▶ _GIVEN EXERCISE_
Pick out the lines below that contain the string "this" and copy them all.

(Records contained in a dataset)
....
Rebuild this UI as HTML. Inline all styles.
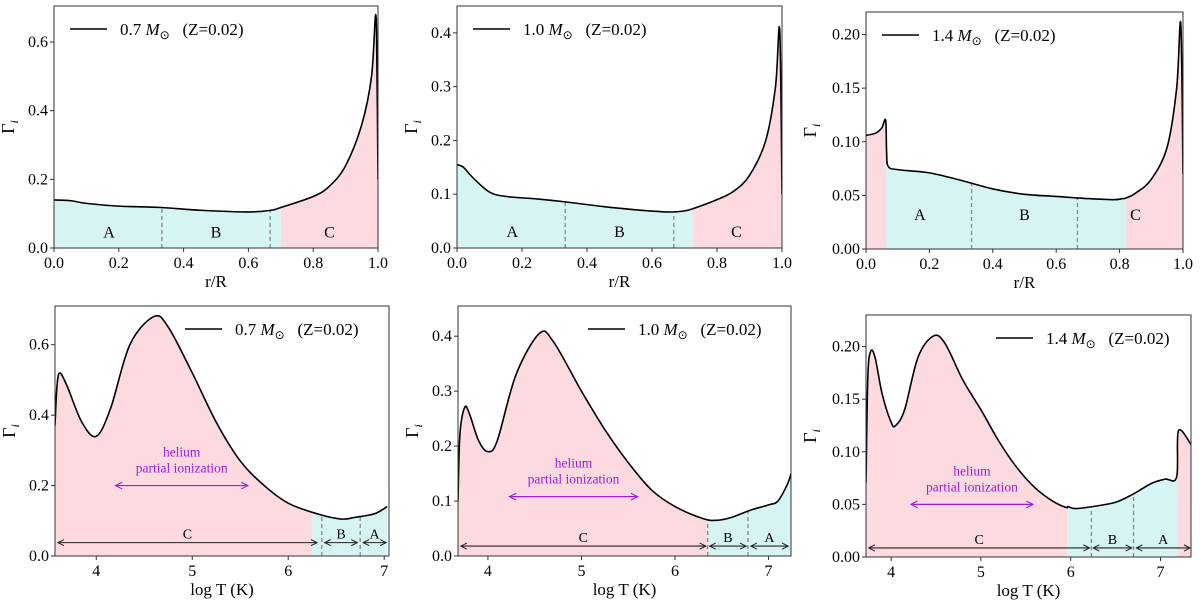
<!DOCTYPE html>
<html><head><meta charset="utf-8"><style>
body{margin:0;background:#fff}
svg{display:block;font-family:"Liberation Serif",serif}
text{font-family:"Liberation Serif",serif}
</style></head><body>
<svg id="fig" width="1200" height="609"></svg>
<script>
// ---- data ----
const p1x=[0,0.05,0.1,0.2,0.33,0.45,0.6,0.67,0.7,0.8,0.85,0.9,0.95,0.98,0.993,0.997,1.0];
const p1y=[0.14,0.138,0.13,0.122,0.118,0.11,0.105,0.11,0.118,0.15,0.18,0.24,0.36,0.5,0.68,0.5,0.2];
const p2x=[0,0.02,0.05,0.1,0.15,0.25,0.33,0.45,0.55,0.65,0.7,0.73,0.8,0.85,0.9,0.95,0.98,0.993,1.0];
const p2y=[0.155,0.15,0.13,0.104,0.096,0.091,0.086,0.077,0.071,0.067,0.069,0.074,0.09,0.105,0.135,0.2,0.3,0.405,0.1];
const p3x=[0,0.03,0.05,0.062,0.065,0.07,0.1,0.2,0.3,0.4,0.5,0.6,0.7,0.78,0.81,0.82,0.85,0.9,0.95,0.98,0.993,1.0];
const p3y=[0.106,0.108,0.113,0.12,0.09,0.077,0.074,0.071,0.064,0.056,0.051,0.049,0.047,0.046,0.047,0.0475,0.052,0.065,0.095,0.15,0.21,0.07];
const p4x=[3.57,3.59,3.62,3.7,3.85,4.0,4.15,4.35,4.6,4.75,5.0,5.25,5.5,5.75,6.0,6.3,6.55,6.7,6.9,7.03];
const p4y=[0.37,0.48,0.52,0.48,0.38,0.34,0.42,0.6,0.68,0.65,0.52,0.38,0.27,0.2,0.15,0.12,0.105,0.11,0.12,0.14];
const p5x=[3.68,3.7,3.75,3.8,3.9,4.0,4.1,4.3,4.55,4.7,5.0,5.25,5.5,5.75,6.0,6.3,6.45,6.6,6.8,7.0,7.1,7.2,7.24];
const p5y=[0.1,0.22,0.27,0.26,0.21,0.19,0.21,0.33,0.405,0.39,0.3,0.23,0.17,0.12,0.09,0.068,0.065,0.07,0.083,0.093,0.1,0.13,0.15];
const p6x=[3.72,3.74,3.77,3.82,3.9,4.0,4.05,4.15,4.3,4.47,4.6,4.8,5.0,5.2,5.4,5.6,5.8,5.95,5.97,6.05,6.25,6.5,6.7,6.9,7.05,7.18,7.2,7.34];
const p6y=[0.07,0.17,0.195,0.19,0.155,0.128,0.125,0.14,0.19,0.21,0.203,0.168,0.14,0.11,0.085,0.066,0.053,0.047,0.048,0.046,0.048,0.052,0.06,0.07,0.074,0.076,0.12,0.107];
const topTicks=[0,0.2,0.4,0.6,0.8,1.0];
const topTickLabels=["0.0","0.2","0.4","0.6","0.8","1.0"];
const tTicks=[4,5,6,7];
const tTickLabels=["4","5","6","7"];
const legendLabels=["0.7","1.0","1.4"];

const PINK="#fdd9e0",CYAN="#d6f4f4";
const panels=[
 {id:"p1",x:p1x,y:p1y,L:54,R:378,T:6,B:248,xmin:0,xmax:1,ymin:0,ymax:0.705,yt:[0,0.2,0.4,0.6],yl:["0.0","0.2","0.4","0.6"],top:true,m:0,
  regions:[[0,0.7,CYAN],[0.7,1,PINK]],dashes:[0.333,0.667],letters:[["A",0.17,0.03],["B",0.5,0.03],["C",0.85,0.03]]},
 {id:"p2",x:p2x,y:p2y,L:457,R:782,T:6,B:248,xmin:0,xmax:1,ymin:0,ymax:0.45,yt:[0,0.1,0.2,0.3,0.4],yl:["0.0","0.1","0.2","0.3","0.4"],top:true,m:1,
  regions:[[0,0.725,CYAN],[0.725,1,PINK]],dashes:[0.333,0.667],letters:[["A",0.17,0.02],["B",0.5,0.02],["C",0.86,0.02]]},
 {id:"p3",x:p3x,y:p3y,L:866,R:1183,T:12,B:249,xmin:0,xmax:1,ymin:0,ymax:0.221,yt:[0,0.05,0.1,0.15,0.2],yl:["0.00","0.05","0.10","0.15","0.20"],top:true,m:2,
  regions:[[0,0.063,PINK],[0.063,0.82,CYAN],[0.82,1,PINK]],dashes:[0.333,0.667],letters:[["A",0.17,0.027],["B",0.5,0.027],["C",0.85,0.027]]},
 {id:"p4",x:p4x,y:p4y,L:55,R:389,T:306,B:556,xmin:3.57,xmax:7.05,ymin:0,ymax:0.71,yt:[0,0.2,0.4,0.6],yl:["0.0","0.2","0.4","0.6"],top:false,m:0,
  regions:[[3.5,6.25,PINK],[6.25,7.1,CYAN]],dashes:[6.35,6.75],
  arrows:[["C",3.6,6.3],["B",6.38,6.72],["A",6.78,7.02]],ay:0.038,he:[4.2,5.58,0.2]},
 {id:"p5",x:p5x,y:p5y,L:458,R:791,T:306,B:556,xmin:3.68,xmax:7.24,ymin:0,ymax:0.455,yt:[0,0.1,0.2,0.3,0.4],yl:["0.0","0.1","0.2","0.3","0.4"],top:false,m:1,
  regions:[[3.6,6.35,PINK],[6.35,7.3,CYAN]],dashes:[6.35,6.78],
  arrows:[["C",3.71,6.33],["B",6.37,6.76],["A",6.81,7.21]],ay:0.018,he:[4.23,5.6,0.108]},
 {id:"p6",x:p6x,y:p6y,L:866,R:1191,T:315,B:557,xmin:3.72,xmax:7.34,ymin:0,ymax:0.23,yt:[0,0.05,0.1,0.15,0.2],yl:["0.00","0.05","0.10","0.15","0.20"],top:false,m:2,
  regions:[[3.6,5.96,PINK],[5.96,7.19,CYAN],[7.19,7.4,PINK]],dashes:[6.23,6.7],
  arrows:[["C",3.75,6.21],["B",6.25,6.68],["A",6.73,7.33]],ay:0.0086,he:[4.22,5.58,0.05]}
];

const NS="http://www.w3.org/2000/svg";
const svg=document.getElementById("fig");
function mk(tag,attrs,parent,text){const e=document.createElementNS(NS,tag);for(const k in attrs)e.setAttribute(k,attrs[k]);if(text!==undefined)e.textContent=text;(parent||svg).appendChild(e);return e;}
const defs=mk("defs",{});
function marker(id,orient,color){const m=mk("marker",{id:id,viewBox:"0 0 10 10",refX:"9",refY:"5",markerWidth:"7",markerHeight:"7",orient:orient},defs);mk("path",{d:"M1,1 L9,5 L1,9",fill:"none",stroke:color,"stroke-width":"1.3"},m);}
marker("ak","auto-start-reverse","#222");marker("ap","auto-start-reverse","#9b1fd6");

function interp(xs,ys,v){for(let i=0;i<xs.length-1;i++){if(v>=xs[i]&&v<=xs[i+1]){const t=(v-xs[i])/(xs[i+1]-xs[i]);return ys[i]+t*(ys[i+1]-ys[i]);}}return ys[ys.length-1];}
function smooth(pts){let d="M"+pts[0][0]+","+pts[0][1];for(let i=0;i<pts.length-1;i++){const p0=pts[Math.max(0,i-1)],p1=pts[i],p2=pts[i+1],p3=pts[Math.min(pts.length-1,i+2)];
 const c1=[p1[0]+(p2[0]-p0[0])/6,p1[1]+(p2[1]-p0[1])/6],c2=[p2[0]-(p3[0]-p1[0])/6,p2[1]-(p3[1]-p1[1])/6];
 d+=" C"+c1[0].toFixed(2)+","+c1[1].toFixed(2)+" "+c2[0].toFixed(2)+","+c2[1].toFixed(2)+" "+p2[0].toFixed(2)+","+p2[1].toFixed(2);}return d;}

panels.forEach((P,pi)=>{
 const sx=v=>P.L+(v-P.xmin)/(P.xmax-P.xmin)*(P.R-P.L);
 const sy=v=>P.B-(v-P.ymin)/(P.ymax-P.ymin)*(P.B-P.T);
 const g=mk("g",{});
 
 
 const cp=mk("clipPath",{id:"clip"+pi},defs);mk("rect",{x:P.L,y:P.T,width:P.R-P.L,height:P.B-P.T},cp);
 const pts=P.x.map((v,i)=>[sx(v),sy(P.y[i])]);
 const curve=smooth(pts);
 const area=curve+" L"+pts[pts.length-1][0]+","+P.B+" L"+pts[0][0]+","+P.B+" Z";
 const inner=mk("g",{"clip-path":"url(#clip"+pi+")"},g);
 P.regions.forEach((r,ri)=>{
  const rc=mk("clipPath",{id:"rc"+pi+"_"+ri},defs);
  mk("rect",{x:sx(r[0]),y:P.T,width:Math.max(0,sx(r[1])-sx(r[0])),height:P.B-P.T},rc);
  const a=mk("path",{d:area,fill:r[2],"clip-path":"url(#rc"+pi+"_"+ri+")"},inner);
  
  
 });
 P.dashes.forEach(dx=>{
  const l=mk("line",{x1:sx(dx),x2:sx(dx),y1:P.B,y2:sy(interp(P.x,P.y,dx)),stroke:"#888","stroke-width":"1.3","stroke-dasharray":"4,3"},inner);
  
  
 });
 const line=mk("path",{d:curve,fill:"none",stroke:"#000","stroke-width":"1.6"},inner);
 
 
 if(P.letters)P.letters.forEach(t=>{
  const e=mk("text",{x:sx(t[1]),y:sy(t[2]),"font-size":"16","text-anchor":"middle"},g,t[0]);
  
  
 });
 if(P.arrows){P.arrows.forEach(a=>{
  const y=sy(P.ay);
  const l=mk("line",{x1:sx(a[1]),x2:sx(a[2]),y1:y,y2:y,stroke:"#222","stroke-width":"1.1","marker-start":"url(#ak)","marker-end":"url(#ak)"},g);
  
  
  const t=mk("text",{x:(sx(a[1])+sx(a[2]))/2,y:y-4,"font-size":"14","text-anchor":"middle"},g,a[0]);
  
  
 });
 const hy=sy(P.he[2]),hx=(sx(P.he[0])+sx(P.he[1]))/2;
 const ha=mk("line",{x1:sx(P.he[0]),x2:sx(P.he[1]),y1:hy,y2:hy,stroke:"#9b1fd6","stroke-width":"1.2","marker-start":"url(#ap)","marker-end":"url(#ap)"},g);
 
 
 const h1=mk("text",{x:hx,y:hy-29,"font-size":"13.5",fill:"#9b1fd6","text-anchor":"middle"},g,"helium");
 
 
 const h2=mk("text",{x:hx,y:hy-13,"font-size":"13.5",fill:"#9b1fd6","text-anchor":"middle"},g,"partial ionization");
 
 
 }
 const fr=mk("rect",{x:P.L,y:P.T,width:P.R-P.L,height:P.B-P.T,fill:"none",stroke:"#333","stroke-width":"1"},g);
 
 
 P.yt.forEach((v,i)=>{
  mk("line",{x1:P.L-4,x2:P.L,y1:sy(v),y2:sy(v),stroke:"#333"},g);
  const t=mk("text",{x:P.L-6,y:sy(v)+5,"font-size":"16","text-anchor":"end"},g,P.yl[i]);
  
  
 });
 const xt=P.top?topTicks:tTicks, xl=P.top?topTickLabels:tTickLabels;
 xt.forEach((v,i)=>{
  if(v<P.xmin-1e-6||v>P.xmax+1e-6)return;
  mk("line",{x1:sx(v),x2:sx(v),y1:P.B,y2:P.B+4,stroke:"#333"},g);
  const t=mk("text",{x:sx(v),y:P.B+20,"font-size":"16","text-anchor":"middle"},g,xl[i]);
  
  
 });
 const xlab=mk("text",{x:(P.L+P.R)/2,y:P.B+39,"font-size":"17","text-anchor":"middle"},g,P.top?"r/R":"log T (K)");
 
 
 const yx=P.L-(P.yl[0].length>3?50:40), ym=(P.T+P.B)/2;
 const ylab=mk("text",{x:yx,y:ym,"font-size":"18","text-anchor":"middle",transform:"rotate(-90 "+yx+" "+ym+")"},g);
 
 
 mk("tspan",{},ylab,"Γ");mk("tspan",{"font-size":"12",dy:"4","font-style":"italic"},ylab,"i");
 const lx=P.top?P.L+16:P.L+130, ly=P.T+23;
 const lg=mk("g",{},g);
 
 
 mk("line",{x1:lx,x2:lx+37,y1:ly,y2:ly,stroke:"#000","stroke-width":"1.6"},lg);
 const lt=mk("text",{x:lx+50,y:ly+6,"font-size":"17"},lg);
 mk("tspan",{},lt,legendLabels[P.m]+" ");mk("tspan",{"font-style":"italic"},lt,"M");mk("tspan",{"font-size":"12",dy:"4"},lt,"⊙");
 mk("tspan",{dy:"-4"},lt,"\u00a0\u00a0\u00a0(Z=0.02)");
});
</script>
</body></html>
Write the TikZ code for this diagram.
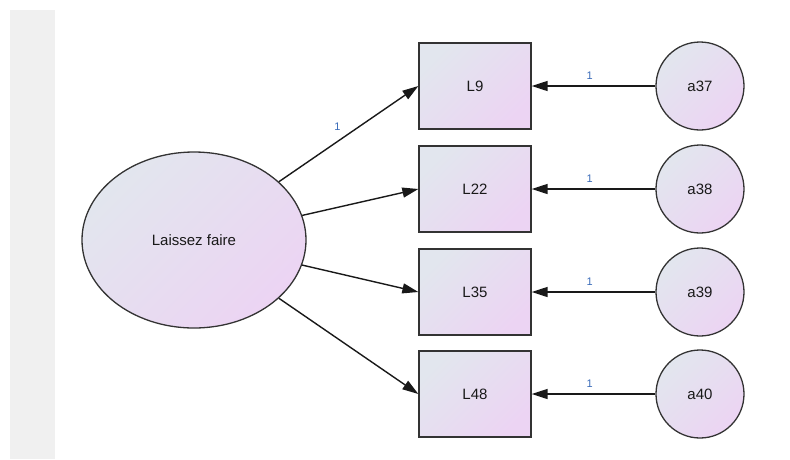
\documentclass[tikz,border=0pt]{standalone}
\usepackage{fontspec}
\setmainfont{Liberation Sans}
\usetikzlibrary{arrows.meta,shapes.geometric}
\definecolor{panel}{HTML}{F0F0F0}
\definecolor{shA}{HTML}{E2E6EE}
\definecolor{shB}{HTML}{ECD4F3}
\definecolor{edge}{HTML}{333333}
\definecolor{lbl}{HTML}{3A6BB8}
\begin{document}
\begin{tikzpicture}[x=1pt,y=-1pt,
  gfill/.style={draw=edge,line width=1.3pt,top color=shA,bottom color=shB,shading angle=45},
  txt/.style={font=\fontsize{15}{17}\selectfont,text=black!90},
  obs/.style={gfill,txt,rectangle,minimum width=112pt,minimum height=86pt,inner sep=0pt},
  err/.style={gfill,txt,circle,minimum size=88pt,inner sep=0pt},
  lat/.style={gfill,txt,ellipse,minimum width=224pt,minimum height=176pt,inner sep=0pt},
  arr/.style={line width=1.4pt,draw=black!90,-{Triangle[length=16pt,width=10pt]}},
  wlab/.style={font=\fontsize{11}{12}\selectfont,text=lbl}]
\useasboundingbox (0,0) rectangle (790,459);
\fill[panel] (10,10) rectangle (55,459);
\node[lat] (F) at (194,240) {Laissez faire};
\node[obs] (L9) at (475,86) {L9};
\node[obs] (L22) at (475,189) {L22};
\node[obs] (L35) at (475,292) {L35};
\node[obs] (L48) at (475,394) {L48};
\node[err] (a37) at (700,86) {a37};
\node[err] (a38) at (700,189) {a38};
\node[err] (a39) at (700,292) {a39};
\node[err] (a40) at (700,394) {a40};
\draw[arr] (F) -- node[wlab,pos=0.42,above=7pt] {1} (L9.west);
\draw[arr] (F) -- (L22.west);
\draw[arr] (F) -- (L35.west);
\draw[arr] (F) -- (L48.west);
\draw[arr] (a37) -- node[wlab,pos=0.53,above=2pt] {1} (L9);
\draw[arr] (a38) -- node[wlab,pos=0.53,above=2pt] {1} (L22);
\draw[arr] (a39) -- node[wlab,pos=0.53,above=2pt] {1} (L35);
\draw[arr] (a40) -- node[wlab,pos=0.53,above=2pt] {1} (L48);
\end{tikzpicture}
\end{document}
....
▶ _ANSWER BELOW_
Rebuild this UI as HTML. Inline all styles.
Write the TikZ code for this diagram.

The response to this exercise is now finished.